NYPD getting rid of plainclothes anti-crime units
The New York Police Department (NYPD) said Monday that it will get rid of its anti-crime units and transfer plainclothes officers to other parts of the department.
NYPD Commissioner Dermot Shea said during a press conference that the department will immediately reassign about 600 anti-crime officers to areas such as the detective bureau and neighborhood policing.
Shea called the overhaul “in the realm of closing one of the last chapters of stop-question-and-frisk.”
“Make no mistake, this is a seismic shift in the culture of how the NYPD polices this great city,” he said. “It will be felt immediately throughout the five district attorney’s offices. It will be felt immediately in the communities that we protect.”
Police will still have plainclothes officers in other units, including surveillance, narcotics and transit teams, he said.
Shea emphasized that the decision was “no reflection” on the NYPD officers and insisted the recent protests in the city over the killing of George Floyd did not prompt the change, adding that discussions about the change had occurred for about a year.
“What we always struggle with, I believe, as police executives, is not keeping crime down — it’s keeping crime down and keeping the community working with us,” he said.
“This is not without risk,” Shea acknowledged. “And the risk will fall squarely on my shoulders.”
The Legal Aid Society, which serves low-income families and individuals, praised the decision.
“There is no better place to start reducing the NYPD’s headcount than by disbanding the Anti-Crime Unit, an outfit infamous for employing hyper-aggressive policing techniques to brutalize New Yorkers,” a statement from the group read.
“This is welcome news, but New Yorkers will not be better served if these officers are simply reassigned, carrying with them the same bad habits that earned Anti-Crime its dismal reputation. The City must drastically reduce the NYPD’s headcount and use those funds to invest in communities. Anything less is simply window dressing to distract away from the greater systemic issues that currently roil law enforcement in New York.”
New York lawmakers passed a series of police accountability laws last week, in response to the protests over Floyd’s death, including a ban on law enforcement using chokeholds.

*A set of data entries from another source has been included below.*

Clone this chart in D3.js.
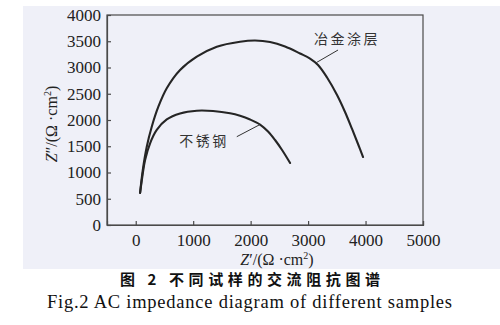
<!DOCTYPE html>
<html>
<head>
<meta charset="utf-8">
<script src="https://cdn.jsdelivr.net/npm/d3@7"></script>
<style>
  html, body { margin: 0; padding: 0; background: #ffffff; }
  svg { display: block; }
</style>
</head>
<body>
<svg id="chart" width="500" height="325"></svg>
<script>
// Nyquist data, Z' (real) vs Z'' (imaginary), in Ω·cm²
const coatingRe = [76, 123, 192, 279, 394, 540, 772, 1063, 1411, 1816, 2077, 2338, 2599, 2860, 3034, 3173, 3330, 3504, 3643, 3765, 3869, 3957];
const coatingIm = [610, 1048, 1491, 1872, 2253, 2604, 2952, 3206, 3396, 3491, 3514, 3486, 3400, 3267, 3171, 3048, 2810, 2476, 2152, 1829, 1543, 1295];
const steelRe = [76, 119, 163, 250, 366, 540, 772, 1063, 1346, 1642, 1816, 1990, 2164, 2303, 2425, 2547, 2687];
const steelIm = [610, 952, 1238, 1556, 1810, 2010, 2124, 2177, 2171, 2128, 2080, 2010, 1914, 1781, 1619, 1429, 1181];

const xTicks = [0, 1000, 2000, 3000, 4000, 5000];
const yTicks = [0, 500, 1000, 1500, 2000, 2500, 3000, 3500, 4000];

const seriesNames = ["冶金涂层", "不锈钢"];
const captionCn = "图 2  不同试样的交流阻抗图谱";
const captionEn = "Fig.2  AC impedance diagram of different samples";

const SERIF = '"Liberation Serif", "Times New Roman", serif';
const CJK = '"Noto Sans CJK SC", sans-serif';

const svg = d3.select("#chart");

// tinted figure panel
svg.append("rect").attr("x", 23).attr("y", 6).attr("width", 477).attr("height", 263)
  .attr("fill", "#eff0f8");

const x = d3.scaleLinear().domain([-500, 5000]).range([107, 423]);
const y = d3.scaleLinear().domain([0, 4000]).range([225, 15]);

const axisColor = "#4a4a4a";

// frame
svg.append("rect")
  .attr("x", x.range()[0]).attr("y", y.range()[1])
  .attr("width", x.range()[1] - x.range()[0])
  .attr("height", y.range()[0] - y.range()[1])
  .attr("fill", "none").attr("stroke", axisColor).attr("stroke-width", 1.2);

// axes with inward ticks
const xAxis = d3.axisBottom(x).tickValues(xTicks).tickSize(-4).tickPadding(9).tickFormat(d3.format("d"));
const yAxis = d3.axisLeft(y).tickValues(yTicks).tickSize(-4).tickPadding(6).tickFormat(d3.format("d"));

const gx = svg.append("g").attr("transform", `translate(0,${y.range()[0]})`).call(xAxis);
const gy = svg.append("g").attr("transform", `translate(${x.range()[0]},0)`).call(yAxis);

[gx, gy].forEach(g => {
  g.attr("font-family", null).attr("font-size", null);
  g.select(".domain").attr("stroke", axisColor).attr("stroke-width", 1.2);
  g.selectAll(".tick line").attr("stroke", axisColor).attr("stroke-width", 1.2);
  g.selectAll(".tick text")
    .style("font-family", SERIF)
    .style("font-size", "17px")
    .attr("fill", "#222");
});

// curves
const line = d3.line()
  .x(d => x(d[0]))
  .y(d => y(d[1]))
  .curve(d3.curveCatmullRom.alpha(0.5));

const coating = coatingRe.map((v, i) => [v, coatingIm[i]]);
const steel = steelRe.map((v, i) => [v, steelIm[i]]);

[coating, steel].forEach(data => {
  svg.append("path")
    .datum(data)
    .attr("d", line)
    .attr("fill", "none")
    .attr("stroke", "#252525")
    .attr("stroke-width", 2.1)
    .attr("stroke-linecap", "round");
});

// curve labels with leader lines
svg.append("line")
  .attr("x1", x(3521)).attr("y1", y(3333))
  .attr("x2", x(3139)).attr("y2", y(3090))
  .attr("stroke", "#333").attr("stroke-width", 1);
svg.append("text")
  .style("font-family", CJK)
  .attr("x", 347).attr("y", 44)
  .attr("text-anchor", "middle")
  .style("font-size", "14px").attr("letter-spacing", 2.5)
  .attr("fill", "#333")
  .text(seriesNames[0]);

svg.append("line")
  .attr("x1", x(1759)).attr("y1", y(1682))
  .attr("x2", x(2164)).attr("y2", y(1914))
  .attr("stroke", "#333").attr("stroke-width", 1);
svg.append("text")
  .style("font-family", CJK)
  .attr("x", 204).attr("y", 146)
  .attr("text-anchor", "middle")
  .style("font-size", "14px").attr("letter-spacing", 2.5)
  .attr("fill", "#333")
  .text(seriesNames[1]);

// axis titles
function axisTitle(sel, primes) {
  sel.append("tspan").attr("font-style", "italic").text("Z");
  sel.append("tspan").text(primes + "/(Ω ·cm");
  sel.append("tspan").style("font-size", "10px").attr("dy", -6).text("2");
  sel.append("tspan").attr("dy", 6).text(")");
}

const xt = svg.append("text")
  .style("font-family", SERIF)
  .attr("x", 277).attr("y", 265)
  .attr("text-anchor", "middle")
  .style("font-size", "16px").attr("fill", "#222");
axisTitle(xt, "′");

const yt = svg.append("text")
  .style("font-family", SERIF)
  .attr("transform", "translate(57,124) rotate(-90)")
  .attr("text-anchor", "middle")
  .style("font-size", "16px").attr("fill", "#222");
axisTitle(yt, "″");

// captions
svg.append("text")
  .style("font-family", CJK)
  .attr("x", 120).attr("y", 285)
  .attr("textLength", 260).attr("lengthAdjust", "spacing")
  .style("font-size", "15px").attr("font-weight", "bold")
  .attr("fill", "#111")
  .text(captionCn);

svg.append("text")
  .style("font-family", SERIF)
  .attr("x", 47).attr("y", 308)
  .attr("textLength", 405).attr("lengthAdjust", "spacing")
  .style("font-size", "18.5px")
  .attr("fill", "#111")
  .text(captionEn);
</script>
</body>
</html>
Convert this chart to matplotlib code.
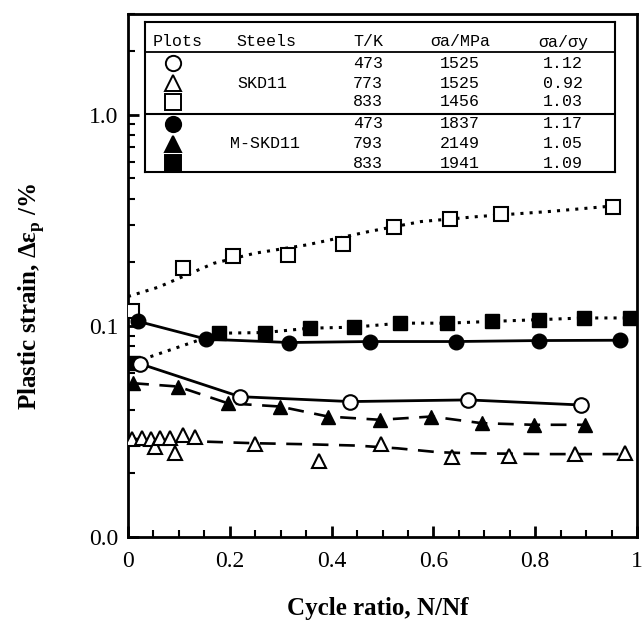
import matplotlib
matplotlib.use('Agg')
import matplotlib.pyplot as plt
from matplotlib.ticker import FixedLocator, FixedFormatter, NullFormatter

# ---------------- data ----------------
# SKD11, 473 K (open circles, solid line)
x_skd_473 = [0.024, 0.220, 0.437, 0.668, 0.890]
y_skd_473 = [0.0661, 0.0462, 0.0438, 0.0446, 0.0422]

# SKD11, 773 K (open triangles, dashed trend line)
x_skd_773 = [0.007, 0.027, 0.046, 0.053, 0.063, 0.082, 0.092, 0.108, 0.131,
             0.250, 0.376, 0.498, 0.637, 0.749, 0.878, 0.976]
y_skd_773 = [0.0290, 0.0294, 0.0290, 0.0266, 0.0294, 0.0294, 0.0251, 0.0304, 0.0299,
             0.0276, 0.0230, 0.0276, 0.0240, 0.0243, 0.0247, 0.0249]
fit_x_skd_773 = [0.0, 0.15, 0.25, 0.35, 0.45, 0.53, 0.61, 0.68, 0.83, 0.98]
fit_y_skd_773 = [0.0292, 0.0283, 0.0278, 0.0275, 0.0271, 0.0263, 0.0252, 0.0249, 0.0247, 0.0247]

# SKD11, 833 K (open squares, dotted trend line)
x_skd_833 = [0.008, 0.108, 0.206, 0.314, 0.423, 0.522, 0.632, 0.732, 0.953]
y_skd_833 = [0.117, 0.1875, 0.215, 0.217, 0.245, 0.294, 0.321, 0.340, 0.365]
fit_x_skd_833 = [0.0, 0.06, 0.108, 0.169, 0.25, 0.352, 0.474, 0.576, 0.691, 0.827, 0.943]
fit_y_skd_833 = [0.1377, 0.1526, 0.1713, 0.198, 0.221, 0.242, 0.280, 0.312, 0.330, 0.348, 0.368]

# M-SKD11, 473 K (filled circles, solid line)
x_m_473 = [0.020, 0.154, 0.316, 0.476, 0.644, 0.807, 0.966]
y_m_473 = [0.105, 0.0865, 0.0834, 0.0843, 0.0843, 0.0852, 0.0855]

# M-SKD11, 793 K (filled triangles, dashed line)
x_m_793 = [0.010, 0.098, 0.196, 0.298, 0.393, 0.495, 0.596, 0.695, 0.797, 0.898]
y_m_793 = [0.0535, 0.0516, 0.0430, 0.0415, 0.0372, 0.0359, 0.0372, 0.0346, 0.0340, 0.0340]

# M-SKD11, 833 K (filled squares, dotted line)
x_m_833 = [0.010, 0.179, 0.269, 0.357, 0.444, 0.535, 0.627, 0.715, 0.807, 0.895, 0.987]
y_m_833 = [0.0670, 0.0923, 0.0930, 0.0975, 0.0986, 0.103, 0.103, 0.105, 0.107, 0.109, 0.109]

# table inside the plot
tab_header = ['Plots', 'Steels', 'T/K', 'σa/MPa', 'σa/σy']
tab_steels = ['SKD11', 'M-SKD11']
tab_temps = ['473', '773', '833', '473', '793', '833']
tab_stress = ['1525', '1525', '1456', '1837', '2149', '1941']
tab_ratio = ['1.12', '0.92', '1.03', '1.17', '1.05', '1.09']

y_ticks = [0.01, 0.1, 1.0]
y_tick_labels = ['0.0', '0.1', '1.0']
x_ticks = [0, 0.2, 0.4, 0.6, 0.8, 1.0]
x_tick_labels = ['0', '0.2', '0.4', '0.6', '0.8', '1']

# ---------------- figure ----------------
plt.rcParams['font.family'] = ['Liberation Serif', 'DejaVu Serif']
W, H = 644, 634
fig = plt.figure(figsize=(W / 100, H / 100), dpi=100)


def fx(px):
    return px / W


def fy(py):
    return 1 - py / H


L, R, T, B = 128, 637, 14, 537
ax = fig.add_axes([fx(L), fy(B), (R - L) / W, (B - T) / H])
ax.set_yscale('log')
ax.set_xlim(0, 1)
ax.set_ylim(0.01, 3.0)

k = 'black'
dot = (0, (1, 2))
dash = (0, (6, 4))
ms = 10.5
mew = 1.5

# trend / connecting lines
ax.plot(fit_x_skd_833, fit_y_skd_833, color=k, lw=2.2, ls=dot, dash_capstyle='butt', zorder=2)
ax.plot(x_m_833, y_m_833, color=k, lw=2.2, ls=dot, dash_capstyle='butt', zorder=2)
ax.plot(x_m_473, y_m_473, color=k, lw=2.0, ls='-', zorder=2)
ax.plot(x_skd_473, y_skd_473, color=k, lw=2.0, ls='-', zorder=2)
ax.plot(x_m_793, y_m_793, color=k, lw=1.9, ls=dash, zorder=2)
ax.plot(fit_x_skd_773, fit_y_skd_773, color=k, lw=1.9, ls=dash, zorder=2)

# markers
ax.plot(x_skd_833, y_skd_833, ls='none', marker='s', ms=ms, mfc='white', mec=k, mew=mew, zorder=3)
ax.plot(x_m_833, y_m_833, ls='none', marker='s', ms=ms, mfc=k, mec=k, zorder=3)
ax.plot(x_m_473, y_m_473, ls='none', marker='o', ms=ms, mfc=k, mec=k, zorder=3)
ax.plot(x_skd_473, y_skd_473, ls='none', marker='o', ms=ms, mfc='white', mec=k, mew=mew, zorder=3)
ax.plot(x_m_793, y_m_793, ls='none', marker='^', ms=ms, mfc=k, mec=k, zorder=3)
ax.plot(x_skd_773, y_skd_773, ls='none', marker='^', ms=ms, mfc='white', mec=k, mew=mew, zorder=3)

# axes styling
for s in ax.spines.values():
    s.set_linewidth(2.0)
ax.yaxis.set_major_locator(FixedLocator(y_ticks))
ax.yaxis.set_major_formatter(FixedFormatter(y_tick_labels))
minor_y = [m * d for d in (0.01, 0.1, 1.0) for m in range(2, 10) if m * d <= 3.0]
ax.yaxis.set_minor_locator(FixedLocator(minor_y))
ax.yaxis.set_minor_formatter(NullFormatter())
ax.xaxis.set_major_locator(FixedLocator(x_ticks))
ax.xaxis.set_major_formatter(FixedFormatter(x_tick_labels))
ax.xaxis.set_minor_locator(FixedLocator([i * 0.05 for i in range(1, 20)]))
ax.tick_params(which='major', direction='in', length=8, width=2, labelsize=17)
ax.tick_params(which='minor', direction='in', length=5, width=1.5)
ax.tick_params(axis='y', which='major', pad=7)
ax.tick_params(axis='x', which='major', pad=10)

ax.set_ylabel('Plastic strain, Δε$_\\mathregular{p}$ /%', fontsize=18, fontweight='bold')
ax.yaxis.set_label_coords(-0.16, 0.46)
ax.set_xlabel('Cycle ratio, N/Nf', fontsize=18, fontweight='bold')
ax.xaxis.set_label_coords(0.49, -0.115)

# ---------------- table (legend) ----------------
tl, tr, tt, tb = 145, 615, 22, 172
lax = fig.add_axes([fx(tl), fy(tb), (tr - tl) / W, (tb - tt) / H])
lax.set_xlim(tl, tr)
lax.set_ylim(tb, tt)
lax.set_xticks([])
lax.set_yticks([])
for s in lax.spines.values():
    s.set_linewidth(1.5)
lax.axhline(52, color=k, lw=1.3)
lax.axhline(113.5, color=k, lw=1.5)

mono = dict(family=['Liberation Mono', 'DejaVu Sans Mono'], fontsize=12, ha='center', va='center')
col_x = [178, 266, 368, 460, 563]
for cx, txt in zip(col_x, tab_header):
    lax.text(cx, 42, txt, **mono)

row_y = [63, 83, 102, 124, 144, 163]
markers = ['o', '^', 's', 'o', '^', 's']
faces = ['white', 'white', 'white', k, k, k]
for ry, mk, fc, t, sa, r in zip(row_y, markers, faces, tab_temps, tab_stress, tab_ratio):
    lax.plot([172.5], [ry], marker=mk, ms=11, mfc=fc, mec=k, mew=1.4, ls='none')
    lax.text(col_x[2], ry, t, **mono)
    lax.text(col_x[3], ry, sa, **mono)
    lax.text(col_x[4], ry, r, **mono)
lax.text(262, 84, tab_steels[0], **mono)
lax.text(265, 144, tab_steels[1], **mono)

fig.savefig('out.png', dpi=100)
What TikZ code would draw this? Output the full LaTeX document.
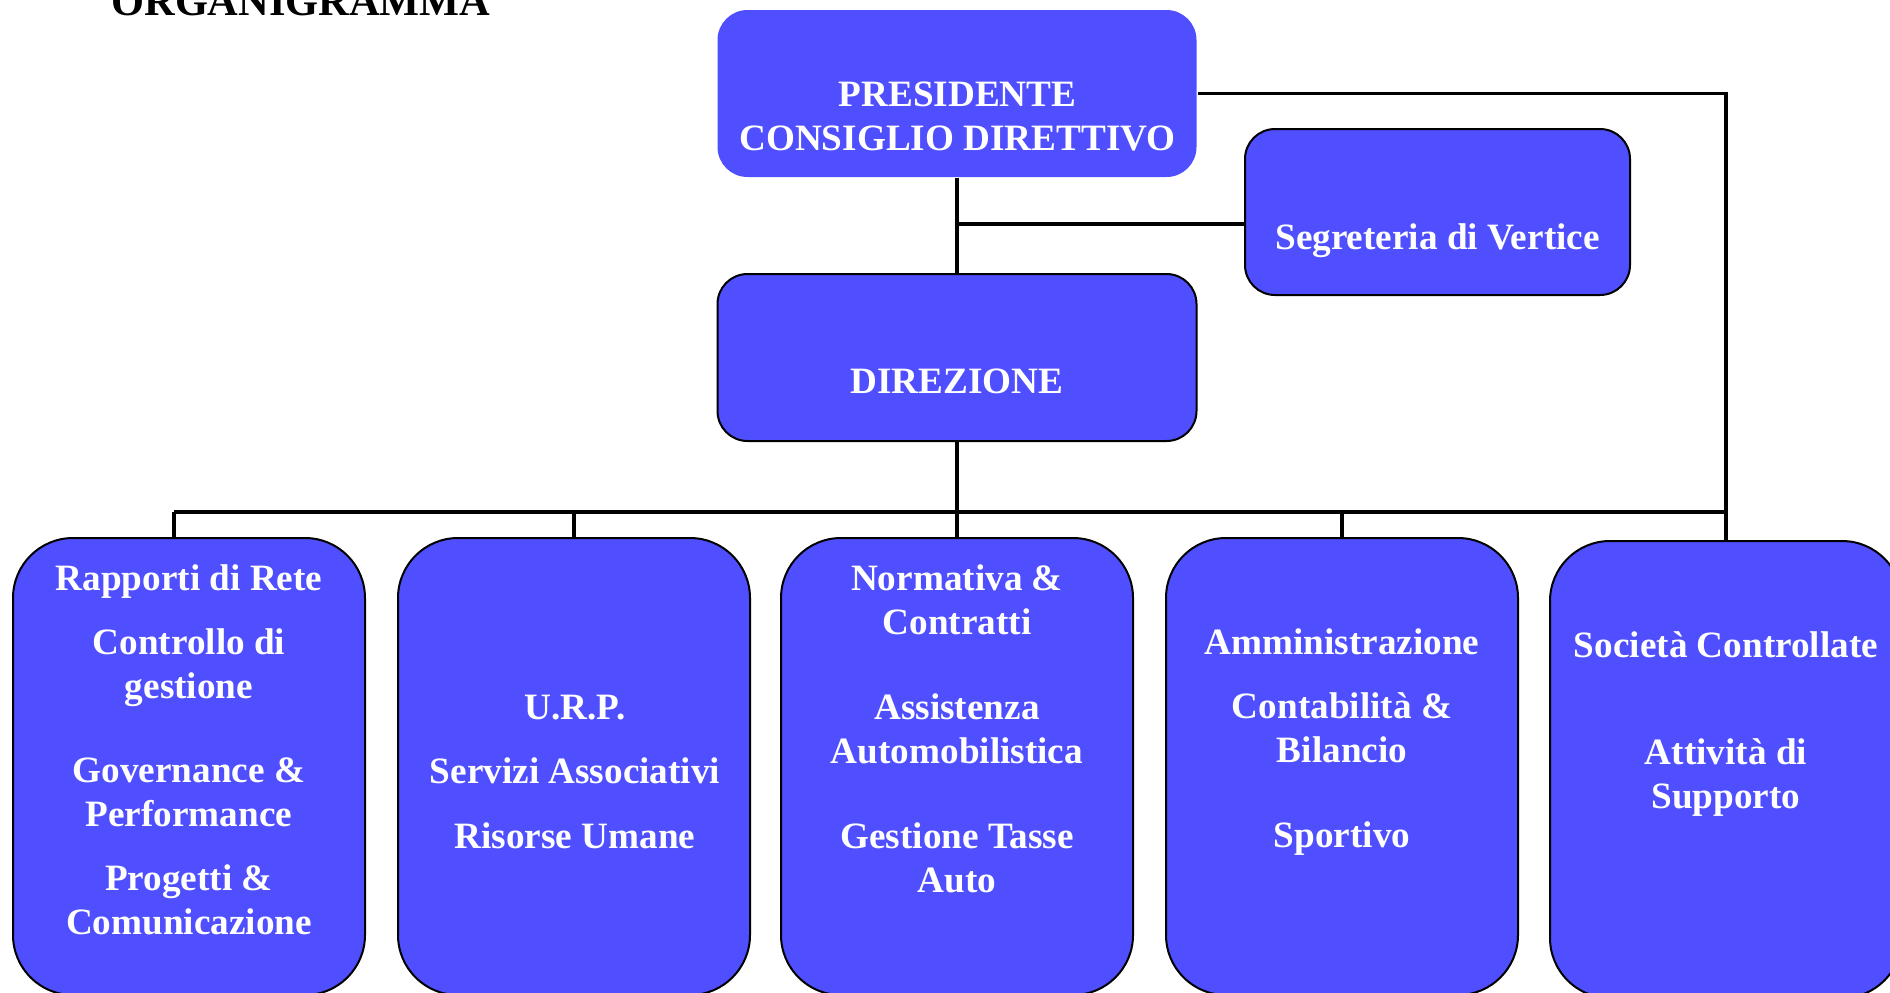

Gov. Andrew Cuomo (D) also repealed a law that allowed officers’ disciplinary records to remain private.
New York City Council leaders last week backed a plan to reduce the NYPD’s budget by $1 billion as cities across the country explore their relationships with police departments.
Floyd was killed in Minneapolis police custody after a now-former officer knelt on Floyd’s neck for almost nine minutes as Floyd said he couldn’t breathe and became unresponsive.